▼

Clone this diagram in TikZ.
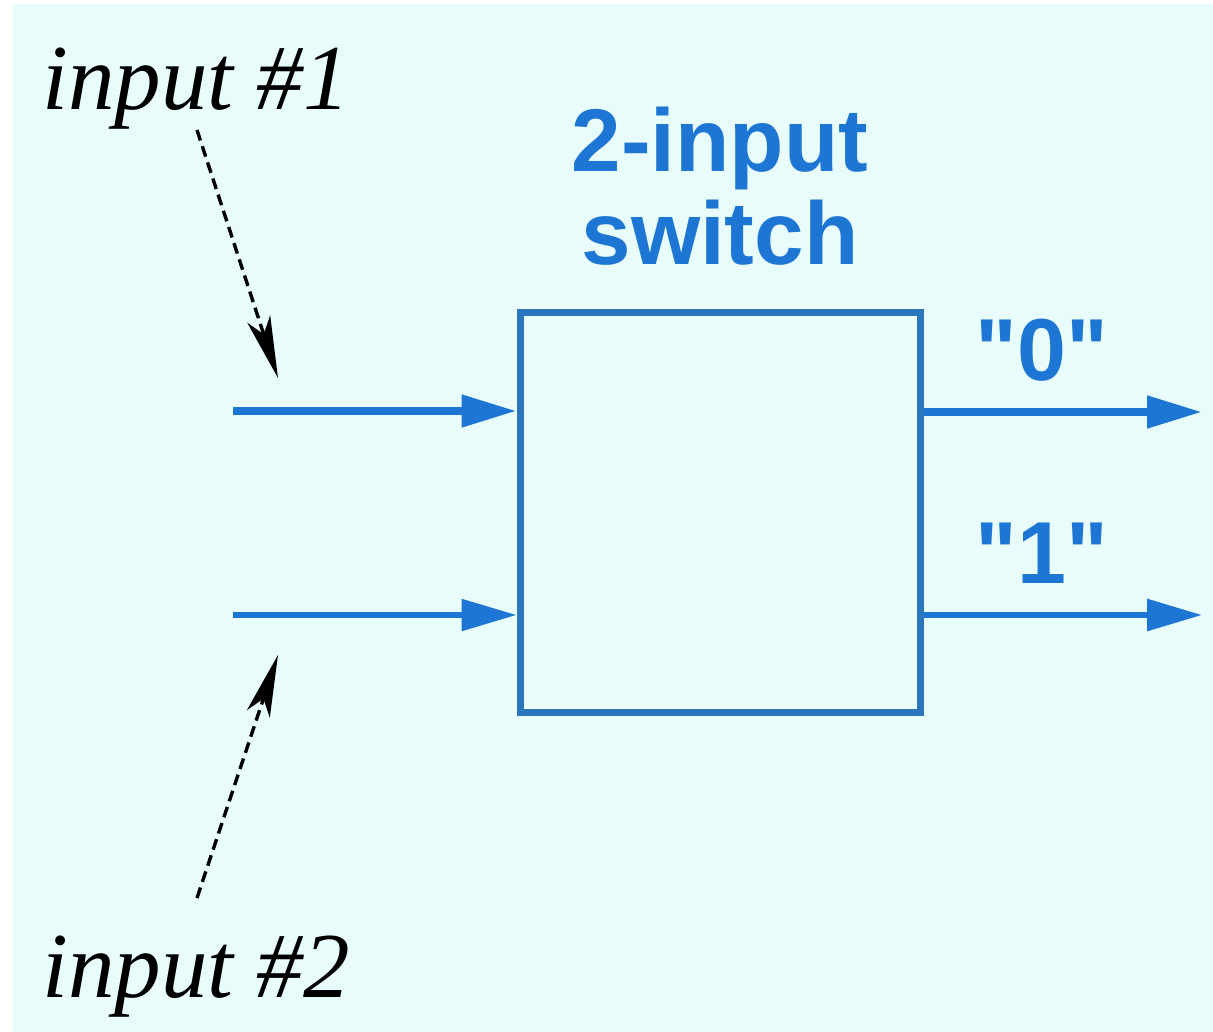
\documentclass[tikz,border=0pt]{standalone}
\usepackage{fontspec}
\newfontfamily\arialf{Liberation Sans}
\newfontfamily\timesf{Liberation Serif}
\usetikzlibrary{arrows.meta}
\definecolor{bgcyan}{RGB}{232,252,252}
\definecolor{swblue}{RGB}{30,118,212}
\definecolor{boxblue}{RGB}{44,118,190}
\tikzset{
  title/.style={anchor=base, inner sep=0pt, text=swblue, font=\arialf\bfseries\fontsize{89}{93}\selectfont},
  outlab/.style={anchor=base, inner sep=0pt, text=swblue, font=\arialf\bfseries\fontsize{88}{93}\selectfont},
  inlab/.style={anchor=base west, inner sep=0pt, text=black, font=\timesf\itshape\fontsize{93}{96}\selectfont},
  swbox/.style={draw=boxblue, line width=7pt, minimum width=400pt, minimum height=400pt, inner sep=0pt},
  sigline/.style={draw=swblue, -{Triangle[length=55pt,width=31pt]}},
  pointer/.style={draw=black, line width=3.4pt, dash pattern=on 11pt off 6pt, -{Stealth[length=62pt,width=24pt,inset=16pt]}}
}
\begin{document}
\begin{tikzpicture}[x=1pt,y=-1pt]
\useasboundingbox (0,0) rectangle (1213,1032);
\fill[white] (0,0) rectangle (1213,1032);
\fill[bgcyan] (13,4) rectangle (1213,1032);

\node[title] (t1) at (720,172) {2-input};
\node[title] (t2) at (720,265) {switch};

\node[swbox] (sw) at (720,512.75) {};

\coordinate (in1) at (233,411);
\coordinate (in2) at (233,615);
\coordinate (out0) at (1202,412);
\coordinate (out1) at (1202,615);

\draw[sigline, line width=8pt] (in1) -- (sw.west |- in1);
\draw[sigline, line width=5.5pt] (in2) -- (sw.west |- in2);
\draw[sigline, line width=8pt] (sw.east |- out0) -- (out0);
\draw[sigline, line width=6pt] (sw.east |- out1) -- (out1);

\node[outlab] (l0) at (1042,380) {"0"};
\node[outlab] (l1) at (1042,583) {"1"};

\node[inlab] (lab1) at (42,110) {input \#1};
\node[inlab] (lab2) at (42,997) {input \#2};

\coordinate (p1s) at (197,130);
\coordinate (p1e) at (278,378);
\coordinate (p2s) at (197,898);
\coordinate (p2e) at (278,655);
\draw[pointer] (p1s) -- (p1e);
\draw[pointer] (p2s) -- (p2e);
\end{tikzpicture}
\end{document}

▲

== GOAL ==
Starting with the first line of the data above and ending with the line containing "(lab2) at (42,997)", please restate every line exactly, leaving images out.

== RESULT ==
Clone this diagram in TikZ.
\documentclass[tikz,border=0pt]{standalone}
\usepackage{fontspec}
\newfontfamily\arialf{Liberation Sans}
\newfontfamily\timesf{Liberation Serif}
\usetikzlibrary{arrows.meta}
\definecolor{bgcyan}{RGB}{232,252,252}
\definecolor{swblue}{RGB}{30,118,212}
\definecolor{boxblue}{RGB}{44,118,190}
\tikzset{
  title/.style={anchor=base, inner sep=0pt, text=swblue, font=\arialf\bfseries\fontsize{89}{93}\selectfont},
  outlab/.style={anchor=base, inner sep=0pt, text=swblue, font=\arialf\bfseries\fontsize{88}{93}\selectfont},
  inlab/.style={anchor=base west, inner sep=0pt, text=black, font=\timesf\itshape\fontsize{93}{96}\selectfont},
  swbox/.style={draw=boxblue, line width=7pt, minimum width=400pt, minimum height=400pt, inner sep=0pt},
  sigline/.style={draw=swblue, -{Triangle[length=55pt,width=31pt]}},
  pointer/.style={draw=black, line width=3.4pt, dash pattern=on 11pt off 6pt, -{Stealth[length=62pt,width=24pt,inset=16pt]}}
}
\begin{document}
\begin{tikzpicture}[x=1pt,y=-1pt]
\useasboundingbox (0,0) rectangle (1213,1032);
\fill[white] (0,0) rectangle (1213,1032);
\fill[bgcyan] (13,4) rectangle (1213,1032);

\node[title] (t1) at (720,172) {2-input};
\node[title] (t2) at (720,265) {switch};

\node[swbox] (sw) at (720,512.75) {};

\coordinate (in1) at (233,411);
\coordinate (in2) at (233,615);
\coordinate (out0) at (1202,412);
\coordinate (out1) at (1202,615);

\draw[sigline, line width=8pt] (in1) -- (sw.west |- in1);
\draw[sigline, line width=5.5pt] (in2) -- (sw.west |- in2);
\draw[sigline, line width=8pt] (sw.east |- out0) -- (out0);
\draw[sigline, line width=6pt] (sw.east |- out1) -- (out1);

\node[outlab] (l0) at (1042,380) {"0"};
\node[outlab] (l1) at (1042,583) {"1"};

\node[inlab] (lab1) at (42,110) {input \#1};
\node[inlab] (lab2) at (42,997) {input \#2};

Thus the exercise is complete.